Parameter Type: Drinking Water Testing for Volatiles
Parameter Name: 1,1-Dichloroethene
What it is and Where it Comes From:
1,1-Dichloroethene, commonly called 1,1-dichloroethylene or vinylidene chloride or 1,1-DCE, is an organochloride with the molecular formula C2H2Cl2. It is a colorless liquid with a sharp odor. Like most chlorocarbons, it is poorly soluble in water, but soluble in organic solvents. 1,1-DCE was the precursor to the original cling-wrap, Saran, for food, but this application has been phased out. 1,1-Dichloroethene can enter the environment when it is released to the air during its production or released to surface water or soil as a result of waste disposal. Most 1,1-dichloroethene evaporates quickly and mainly enters the environment through the air, although some enters rivers or lakes. 1,1-Dichloroethene can enter soil, water, and air in large amounts during an accidental spill. 1,1-Dichloroethene can also enter the environment as a breakdown product of other chemicals in the environment. We do not know exactly how long 1,1-dichloroethene stays in water. It is not readily transferred to fish or birds, and only very small amounts enter the food chain. In soil, 1,1-dichloroethene either evaporates to the air or percolates down through soil with rainwater and enters underground water. Small living organisms in soil and groundwater may transform it into other less harmful substances, although this happens slowly. Drinking water testing gives you several benefits like peace of mind, identifying contaminants in your water, and insight into health concerns. Safe Home offers Laboratory drinking water testing kits for 1,1-Dichloroethene, allowing you to collect your water sample and ship it directly to our EPA-Certified Laboratory. This platform of drinking water testing for 1,1-Dichloroethene will give you an accurate level based on the lowest level of a parameter our instruments can detect (Method Detection Level). Safe Home drinking water testing for volatiles can be used for city and well water supplies. Drinking water testing should be done any time you notice a significant change in your water quality.

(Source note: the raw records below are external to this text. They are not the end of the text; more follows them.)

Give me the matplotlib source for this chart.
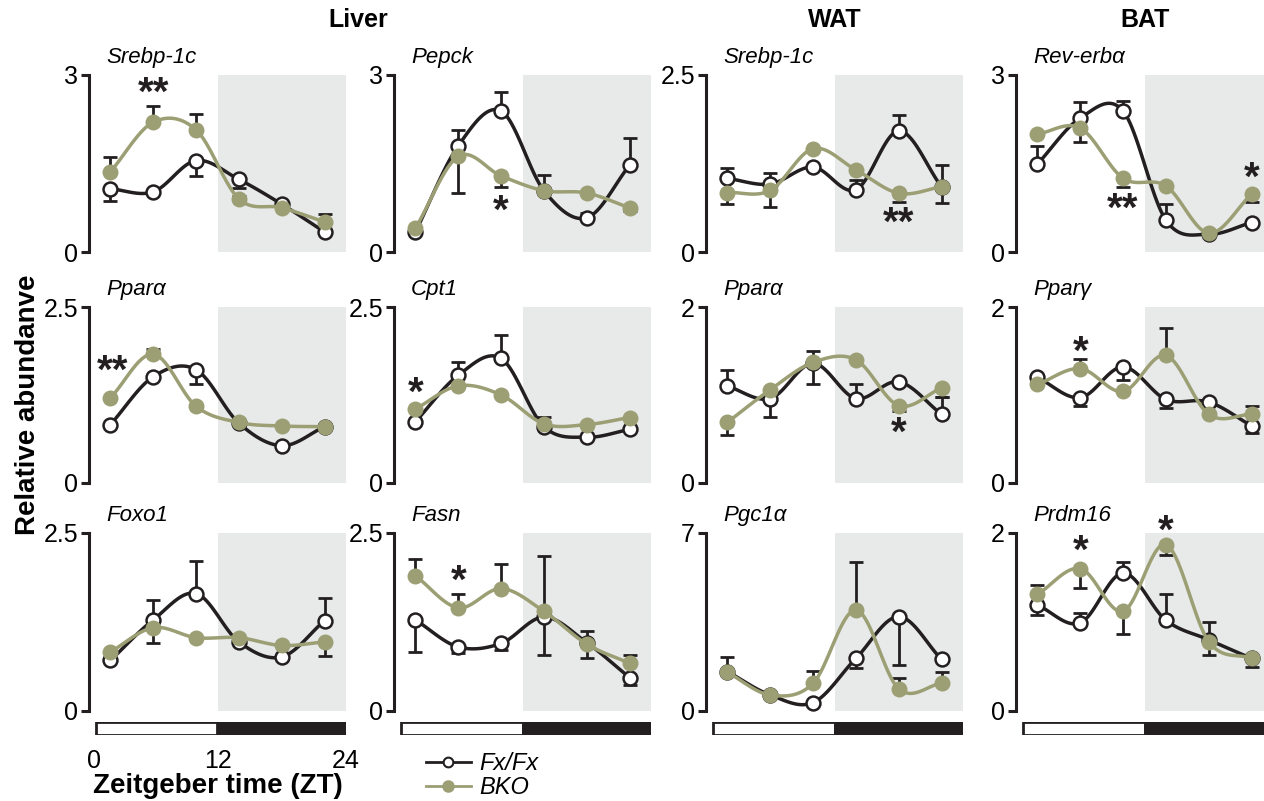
import matplotlib
matplotlib.use("Agg")
import matplotlib.pyplot as plt
from matplotlib.lines import Line2D
import matplotlib.transforms as mtransforms
import numpy as np

plt.rcParams['font.family'] = ['Liberation Sans', 'DejaVu Sans']

# sampling times (ZT)
zt = [2, 6, 10, 14, 18, 22]

# panel layout: rows x cols
genes = [["Srebp-1c", "Pepck", "Srebp-1c", "Rev-erbα"],
         ["Pparα", "Cpt1", "Pparα", "Pparγ"],
         ["Foxo1", "Fasn", "Pgc1α", "Prdm16"]]
ymax = [[3, 3, 2.5, 3],
        [2.5, 2.5, 2, 2],
        [2.5, 2.5, 7, 2]]
ytick_top = [["3", "3", "2.5", "3"],
             ["2.5", "2.5", "2", "2"],
             ["2.5", "2.5", "7", "2"]]

# Fx/Fx means
fx = [[[1.07, 1.02, 1.55, 1.23, 0.81, 0.34],
       [0.34, 1.80, 2.39, 1.04, 0.58, 1.47],
       [1.04, 0.96, 1.20, 0.88, 1.71, 0.92],
       [1.49, 2.27, 2.39, 0.54, 0.30, 0.50]],
      [[0.83, 1.51, 1.61, 0.85, 0.53, 0.80],
       [0.87, 1.53, 1.77, 0.80, 0.65, 0.76],
       [1.10, 0.96, 1.36, 0.96, 1.15, 0.78],
       [1.20, 0.97, 1.32, 0.95, 0.92, 0.65]],
      [[0.71, 1.28, 1.65, 0.97, 0.76, 1.27],
       [1.28, 0.90, 0.95, 1.32, 0.96, 0.47],
       [1.55, 0.63, 0.33, 2.07, 3.71, 2.03],
       [1.19, 0.99, 1.55, 1.02, 0.80, 0.59]]]
# Fx/Fx one-sided error (positive = drawn up, negative = drawn down)
fx_err = [[[-0.20, 0, -0.27, -0.15, -0.05, 0],
           [0, 0.27, 0.33, 0.27, 0.08, 0.47],
           [0.15, 0.15, 0, 0.14, 0.23, 0.31],
           [0.30, 0.27, 0.17, 0.27, 0, 0]],
          [[0, 0, -0.20, 0, 0, 0],
           [0, 0.19, 0.33, 0.14, 0, 0],
           [0.18, -0.21, -0.24, 0.16, 0, 0.20],
           [0, -0.09, -0.15, -0.10, 0, -0.08]],
          [[0, 0.28, 0.45, 0, 0, 0.32],
           [-0.45, -0.09, -0.09, -0.54, -0.22, -0.10],
           [0.59, 0, 0, -0.37, -1.90, 0],
           [-0.11, 0.11, 0.12, 0.29, -0.17, -0.09]]]

# BKO means
bko = [[[1.36, 2.20, 2.07, 0.90, 0.75, 0.51],
        [0.40, 1.62, 1.29, 1.04, 1.00, 0.75],
        [0.84, 0.87, 1.46, 1.16, 0.83, 0.92],
        [2.00, 2.10, 1.25, 1.12, 0.32, 0.98]],
       [[1.21, 1.83, 1.09, 0.86, 0.81, 0.80],
        [1.05, 1.38, 1.25, 0.84, 0.83, 0.93],
        [0.69, 1.06, 1.37, 1.40, 0.88, 1.08],
        [1.12, 1.30, 1.04, 1.45, 0.78, 0.78]],
       [[0.83, 1.17, 1.03, 1.03, 0.92, 0.97],
        [1.90, 1.45, 1.72, 1.40, 0.94, 0.67],
        [1.52, 0.63, 1.09, 3.97, 0.87, 1.09],
        [1.31, 1.60, 1.12, 1.87, 0.78, 0.59]]]
bko_err = [[[0.25, 0.28, 0.27, 0.05, 0, 0.13],
            [0, -0.62, -0.19, 0, 0, -0.06],
            [-0.16, -0.24, 0, 0, -0.13, -0.23],
            [0, -0.23, -0.14, 0, 0, -0.14]],
           [[0, 0.08, 0, 0, 0, 0],
            [0, 0, 0, 0, 0, 0],
            [-0.14, 0, 0.13, 0, -0.06, -0.10],
            [0, 0.11, 0, 0.31, 0, 0.09]],
           [[0, -0.22, 0, 0, 0, -0.20],
            [0.23, 0.20, 0.34, 0.77, 0.18, 0.11],
            [0, 0, 0.50, 1.90, 0.42, 0.43],
            [0.11, -0.22, -0.25, -0.12, 0.22, 0]]]

# significance marks: (row, col, ZT, y, text)
stars = [(0, 0, 6, 2.80, "**"), (0, 1, 10, 0.80, "*"), (0, 2, 18, 0.50, "**"),
         (0, 3, 10, 0.84, "**"), (0, 3, 22, 1.36, "*"),
         (1, 0, 2.2, 1.68, "**"), (1, 1, 2, 1.37, "*"), (1, 2, 18, 0.64, "*"),
         (1, 3, 6, 1.56, "*"),
         (2, 1, 6, 1.91, "*"), (2, 3, 6, 1.87, "*"), (2, 3, 14, 2.09, "*")]

BLACK = "#231f20"
OLIVE = "#9c9e74"
SHADE = "#e8eaea"

W, H = 1264, 801
fig = plt.figure(figsize=(W / 100, H / 100), dpi=100)


def px_axes(l, t, r, b):
    return fig.add_axes([l / W, 1 - b / H, (r - l) / W, (b - t) / H])


def smooth(x, y, n=24):
    # Catmull-Rom curve through the points (drawing only)
    x = np.asarray(x, float)
    y = np.asarray(y, float)
    yp = np.concatenate([[2 * y[0] - y[1]], y, [2 * y[-1] - y[-2]]])
    xs, ys = [], []
    t = np.linspace(0, 1, n, endpoint=False)
    for i in range(len(x) - 1):
        p0, p1, p2, p3 = yp[i], yp[i + 1], yp[i + 2], yp[i + 3]
        seg = 0.5 * (2 * p1 + (-p0 + p2) * t + (2 * p0 - 5 * p1 + 4 * p2 - p3) * t ** 2
                     + (-p0 + 3 * p1 - 3 * p2 + p3) * t ** 3)
        xs.append(x[i] + (x[i + 1] - x[i]) * t)
        ys.append(seg)
    xs.append([x[-1]])
    ys.append([y[-1]])
    return np.concatenate(xs), np.concatenate(ys)


def one_sided(err):
    err = np.asarray(err, float)
    return np.vstack([np.where(err < 0, -err, 0), np.where(err > 0, err, 0)])


col_x0 = [89, 394, 706, 1016]
col_w = 257
row_y = [(75, 252), (307, 483), (533, 711)]

axes = {}
for r in range(3):
    for c in range(4):
        t, b = row_y[r]
        ax = px_axes(col_x0[c], t, col_x0[c] + col_w, b)
        axes[(r, c)] = ax
        ax.set_facecolor("none")
        ax.set_xlim(0, 24)
        ax.set_ylim(0, ymax[r][c])
        ax.axvspan(12, 24, color=SHADE, zorder=0, lw=0)
        for s in ["top", "right", "bottom"]:
            ax.spines[s].set_visible(False)
        ax.spines["left"].set_linewidth(2.2)
        ax.spines["left"].set_color(BLACK)
        ax.set_xticks([])
        ax.set_yticks([0, ymax[r][c]])
        ax.set_yticklabels(["0", ytick_top[r][c]])
        ax.tick_params(axis="y", length=6, width=2.2, color=BLACK, labelsize=18, pad=2)

        ax.errorbar(zt, fx[r][c], yerr=one_sided(fx_err[r][c]), fmt="none",
                    ecolor=BLACK, elinewidth=2, capsize=5, capthick=2, zorder=2)
        ax.errorbar(zt, bko[r][c], yerr=one_sided(bko_err[r][c]), fmt="none",
                    ecolor=BLACK, elinewidth=2, capsize=5, capthick=2, zorder=2)
        sx, sy = smooth(zt, fx[r][c])
        ax.plot(sx, sy, color=BLACK, lw=2.5, zorder=3, clip_on=False)
        ax.plot(zt, fx[r][c], "o", ms=10, mfc="white", mec=BLACK, mew=1.8,
                zorder=4, clip_on=False)
        sx, sy = smooth(zt, bko[r][c])
        ax.plot(sx, sy, color=OLIVE, lw=2.5, zorder=5, clip_on=False)
        ax.plot(zt, bko[r][c], "o", ms=11.5, mfc=OLIVE, mec=OLIVE, mew=0,
                zorder=6, clip_on=False)

        trans = mtransforms.blended_transform_factory(ax.transData, ax.transAxes)
        ax.text(1.6, 1.1, genes[r][c], transform=trans, fontsize=16,
                style="italic", va="center", ha="left")

for r, c, x, y, s in stars:
    axes[(r, c)].annotate(s, (x, y), xytext=(0, -5), textcoords="offset points",
                          fontsize=29, fontweight="bold", ha="center", va="center",
                          color=BLACK, zorder=7, annotation_clip=False)

# light/dark bars under bottom row
for c in range(4):
    bx = px_axes(col_x0[c], 722, col_x0[c] + col_w, 735)
    bx.set_xlim(0, 24)
    bx.set_ylim(-0.5, 0.5)
    bx.barh([0], [11.35], left=0.65, height=1, color="white", edgecolor=BLACK,
            linewidth=2)
    bx.barh([0], [12], left=12, height=1, color=BLACK, edgecolor=BLACK, linewidth=2)
    for s in bx.spines.values():
        s.set_visible(False)
    bx.set_yticks([])
    if c == 0:
        bx.set_xticks([0.5, 12, 24])
        bx.set_xticklabels(["0", "12", "24"])
        bx.tick_params(axis="x", length=0, labelsize=18, pad=10)
        bx.set_xlabel("Zeitgeber time (ZT)", fontsize=20, fontweight="bold", labelpad=0)
    else:
        bx.set_xticks([])

fig.text(28 / W, 1 - 405 / H, "Relative abundanve", rotation=90, fontsize=20,
         fontweight="bold", ha="center", va="center")
fig.text(358 / W, 1 - 20 / H, "Liver", fontsize=18, fontweight="bold", ha="center", va="center")
fig.text(835 / W, 1 - 20 / H, "WAT", fontsize=18, fontweight="bold", ha="center", va="center")
fig.text(1145 / W, 1 - 20 / H, "BAT", fontsize=18, fontweight="bold", ha="center", va="center")

handles = [Line2D([], [], color=BLACK, lw=2, marker="o", ms=7, mfc="white", mec=BLACK, mew=1.5),
           Line2D([], [], color=OLIVE, lw=2, marker="o", ms=8, mfc=OLIVE, mec=OLIVE)]
fig.legend(handles, ["Fx/Fx", "BKO"], loc="upper left",
           bbox_to_anchor=(426 / W, 1 - 752 / H), frameon=False, handlelength=1.9,
           handletextpad=0.35, labelspacing=0.05, borderpad=0, borderaxespad=0,
           prop=dict(style="italic", size=17))

fig.savefig("out.png", dpi=100)
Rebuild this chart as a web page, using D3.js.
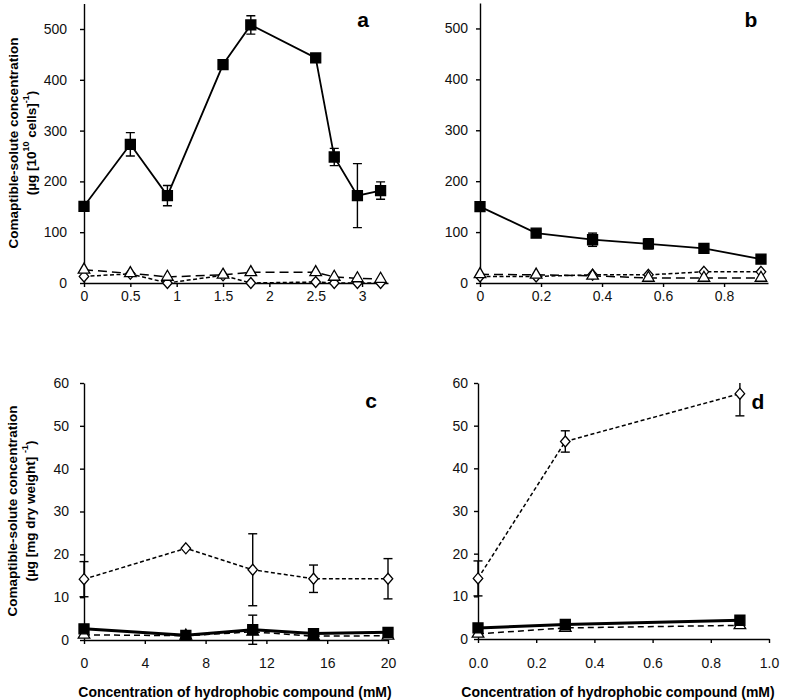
<!DOCTYPE html>
<html>
<head>
<meta charset="utf-8">
<script src="https://cdn.jsdelivr.net/npm/d3@7"></script>
<style>
  body { margin: 0; background: #fff; }
  svg { font-family: "Liberation Sans", Arial, sans-serif; }
</style>
</head>
<body>
<svg id="chart" width="800" height="700"></svg>
<script>
// ---------- data ----------
const aX = [0, 0.5, 0.9, 1.5, 1.8, 2.5, 2.7, 2.95, 3.2];
const aSquare = [151, 273, 172, 430, 508, 443, 248, 172, 182];
const aSquareErr = [0, 23, 20, 6, 18, 0, 17, 63, 17];
const aTriangle = [26, 19, 12, 16, 21, 21, 12, 9, 8];
const aDiamond = [13, 18, 0, 15, 0, 2, 0, 0, 0];

const bX = [0, 0.184, 0.369, 0.552, 0.734, 0.921];
const bSquare = [150, 98, 85, 77, 68, 47];
const bSquareErr = [0, 0, 13, 10, 0, 0];
const bTriangle = [17, 16, 14, 10, 10, 10];
const bDiamond = [13, 13, 16, 16, 22, 22];

const cX = [0, 6.7, 11.1, 15.1, 20];
const cSquare = [2.6, 1.1, 2.4, 1.5, 1.8];
const cSquareErr = [0, 0, 3.4, 0, 0];
const cTriangle = [1.2, 1.0, 1.9, 0.9, 1.0];
const cDiamond = [14.2, 21.4, 16.4, 14.3, 14.3];
const cDiamondErr = [4.1, 0, 8.4, 3.2, 4.7];

const dX = [0, 0.3, 0.9];
const dSquare = [2.6, 3.4, 4.4];
const dTriangle = [1.2, 2.6, 3.2];
const dDiamond = [14.2, 46.3, 57.5];
const dDiamondErr = [4.1, 2.5, 5.2];

const topYTicks = [0, 100, 200, 300, 400, 500];
const bottomYTicks = [0, 10, 20, 30, 40, 50, 60];
const aXTicks = [0, 0.5, 1, 1.5, 2, 2.5, 3];
const bXTicks = [0, 0.2, 0.4, 0.6, 0.8];
const cXTicks = [0, 4, 8, 12, 16, 20];
const dXTicks = [0, 0.2, 0.4, 0.6, 0.8, 1.0];

const yTitleMain = "Comaptible-solute concentration";
const xTitle = "Concentration of hydrophobic compound (mM)";

// ---------- drawing ----------
const svg = d3.select("#chart");

const wideDiamond = {
  draw(ctx, size) {
    const h = Math.sqrt(size) / 2;
    const w = h * 0.95;
    ctx.moveTo(0, -h * 1.1);
    ctx.lineTo(w, 0);
    ctx.lineTo(0, h * 1.1);
    ctx.lineTo(-w, 0);
    ctx.closePath();
  }
};

function drawPanel(p) {
  const g = svg.append("g");
  const x = d3.scaleLinear().domain(p.xDomain).range(p.xRange);
  const y = d3.scaleLinear().domain(p.yDomain).range(p.yRange);

  const xAxis = d3.axisBottom(x).tickValues(p.xTicks).tickFormat(p.xFmt)
    .tickSizeInner(4).tickSizeOuter(0).tickPadding(p.xPad);
  const yAxis = d3.axisLeft(y).tickValues(p.yTicks).tickFormat(d3.format("d"))
    .tickSizeInner(4).tickSizeOuter(0).tickPadding(p.yPad);
  const gx = g.append("g").attr("transform", `translate(0,${p.yRange[0]})`).call(xAxis);
  const gy = g.append("g").attr("transform", `translate(${p.xRange[0]},0)`).call(yAxis);
  [gx, gy].forEach(a => {
    a.selectAll("path,line").attr("stroke", "#000").attr("stroke-width", 1.4);
    a.selectAll("text").attr("font-size", 14).attr("fill", "#111");
  });

  const clip = "clip" + p.id;
  g.append("clipPath").attr("id", clip).append("rect")
    .attr("x", p.xRange[0] - 20).attr("y", p.yRange[1])
    .attr("width", p.xRange[1] - p.xRange[0] + 40).attr("height", p.yRange[0] - p.yRange[1] + 20);
  const plot = g.append("g").attr("clip-path", `url(#${clip})`);

  function series(xs, ys, errs, shape, dash, lw) {
    const pts = xs.map((v, i) => ({ x: v, y: ys[i], e: errs ? errs[i] : 0 }));
    const line = d3.line().x(d => x(d.x)).y(d => y(d.y));
    plot.append("path").datum(pts).attr("d", line)
      .attr("fill", "none").attr("stroke", "#000").attr("stroke-width", lw)
      .attr("stroke-dasharray", dash);
    const eb = plot.append("g").attr("stroke", "#000").attr("stroke-width", 1.4);
    pts.filter(d => d.e > 0).forEach(d => {
      const cx = x(d.x), y1 = y(d.y - d.e), y2 = y(d.y + d.e);
      eb.append("line").attr("x1", cx).attr("x2", cx).attr("y1", y1).attr("y2", y2);
      eb.append("line").attr("x1", cx - 4.5).attr("x2", cx + 4.5).attr("y1", y1).attr("y2", y1);
      eb.append("line").attr("x1", cx - 4.5).attr("x2", cx + 4.5).attr("y1", y2).attr("y2", y2);
    });
    const sym = shape === "square" ? d3.symbolSquare : shape === "triangle" ? d3.symbolTriangle : wideDiamond;
    const size = shape === "square" ? 100 : shape === "triangle" ? 58 : 100;
    plot.append("g").selectAll("path").data(pts).join("path")
      .attr("d", d3.symbol().type(sym).size(size))
      .attr("transform", d => `translate(${x(d.x)},${y(d.y)})`)
      .attr("fill", shape === "square" ? "#000" : "#fff")
      .attr("stroke", "#000").attr("stroke-width", 1.3);
  }

  series(p.xs, p.diamond, p.diamondErr, "diamond", "4,2.5", 1.5);
  series(p.xs, p.triangle, null, "triangle", p.triDash, 1.5);
  series(p.xs, p.square, p.squareErr, "square", null, p.sqLw);

  g.append("text").attr("x", p.letterPos[0]).attr("y", p.letterPos[1])
    .attr("text-anchor", "middle").attr("font-size", 21).attr("font-weight", "bold")
    .text(p.letter);
}

drawPanel({
  id: "a", letter: "a", letterPos: [363, 27],
  xs: aX, square: aSquare, squareErr: aSquareErr, triangle: aTriangle, diamond: aDiamond,
  xDomain: [0, 3.28], xRange: [84, 388], yDomain: [0, 550], yRange: [283, 3.6],
  xTicks: aXTicks, xFmt: d3.format("~g"), yTicks: topYTicks, xPad: 4, yPad: 13,
  triDash: "9,5", sqLw: 1.8
});
drawPanel({
  id: "b", letter: "b", letterPos: [751, 27],
  xs: bX, square: bSquare, squareErr: bSquareErr, triangle: bTriangle, diamond: bDiamond,
  xDomain: [0, 0.944], xRange: [480, 768], yDomain: [0, 550], yRange: [283, 3],
  xTicks: bXTicks, xFmt: d3.format("~g"), yTicks: topYTicks, xPad: 4, yPad: 8,
  triDash: "9,5", sqLw: 1.8
});
drawPanel({
  id: "c", letter: "c", letterPos: [371, 408],
  xs: cX, square: cSquare, squareErr: cSquareErr, triangle: cTriangle, diamond: cDiamond, diamondErr: cDiamondErr,
  xDomain: [0, 20], xRange: [84, 388], yDomain: [0, 60], yRange: [640, 383],
  xTicks: cXTicks, xFmt: d3.format("d"), yTicks: bottomYTicks, xPad: 14, yPad: 11,
  triDash: "6,4", sqLw: 3
});
drawPanel({
  id: "d", letter: "d", letterPos: [758, 409],
  xs: dX, square: dSquare, squareErr: null, triangle: dTriangle, diamond: dDiamond, diamondErr: dDiamondErr,
  xDomain: [0, 1], xRange: [478, 769], yDomain: [0, 60], yRange: [639, 383],
  xTicks: dXTicks, xFmt: d3.format(".1f"), yTicks: bottomYTicks, xPad: 15, yPad: 6,
  triDash: "6,4", sqLw: 3
});

function yTitle(cx1, cx2, cy, line2Parts) {
  svg.append("text").attr("transform", `translate(${cx1},${cy}) rotate(-90)`)
    .attr("text-anchor", "middle").attr("dominant-baseline", "central")
    .attr("font-size", 13.5).attr("font-weight", "bold").text(yTitleMain);
  const t = svg.append("text").attr("transform", `translate(${cx2},${cy}) rotate(-90)`)
    .attr("text-anchor", "middle").attr("dominant-baseline", "central")
    .attr("font-size", 13.5).attr("font-weight", "bold");
  line2Parts.forEach(([s, sup]) => {
    const ts = t.append("tspan").text(s);
    if (sup) ts.attr("font-size", 9).attr("baseline-shift", "super");
  });
}
yTitle(13, 31, 143, [["(µg [10"], ["10", true], [" cells]"], ["-1", true], [")"]]);
yTitle(12, 30, 511, [["(µg [mg dry weight] "], ["-1", true], [")"]]);

[235, 618].forEach(cx => {
  svg.append("text").attr("x", cx).attr("y", 697).attr("text-anchor", "middle")
    .attr("font-size", 14).attr("font-weight", "bold").text(xTitle);
});
</script>
</body>
</html>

The health effects from exposure to 1,1-DCE are primarily on the central nervous system, including symptoms of sedation, inebriation, convulsions, spasms, and unconsciousness at high concentrations. 1,1-DCE has the potential to cause the following effects from a lifetime exposure at levels above the MCL is liver and kidney damage, as well as toxicity to the developing fetus, and cancer.
Solutions to Contaminant Levels:
You have completed to drinking water testing process, what is the next step? A filter with granular activated carbon (GAC) is a proven option to remove certain chemicals, particularly organic chemicals, from water. GAC filters also can be used to remove chemicals that give objectionable odors or tastes to water such as hydrogen sulfide (rotten eggs odor) or chlorine. Reverse osmosis is a process that removes foreign contaminants, solid substances, large molecules, and minerals from water by using pressure to push it through specialized membranes. Here’s how reverse osmosis works. Unlike osmosis, which is a passive process, reverse osmosis requires external force (pressure) to work. Pressure is applied to a highly concentrated solute solution, such as salt water, to pass through a membrane to a lower concentrate solution. The membrane allows water to flow through but blocks out larger molecules, like contaminants. The reverse osmosis process leaves higher concentrations of solute on one side and only the solvent, or freshwater, on the other. Who do I need to contact to find out more information about water quality in my area? Every community water supplier must provide an annual report to its customers, known as a Consumer Confidence Report (CCR). The report provides information on your local drinking water quality, including the water’s source, contaminants found in the water, and how consumers can get involved in protecting drinking water. How often does the local public water system preform drinking water testing? Frequency of drinking water testing depends on the number of people served, the type of water source, and types of contaminants. Certain contaminants are tested more frequently than others, as established by the Safe Drinking Water Act. You can find out about levels of regulated contaminants in your treated water for the previous calendar year in your annual Consumer Confidence Report (CCR).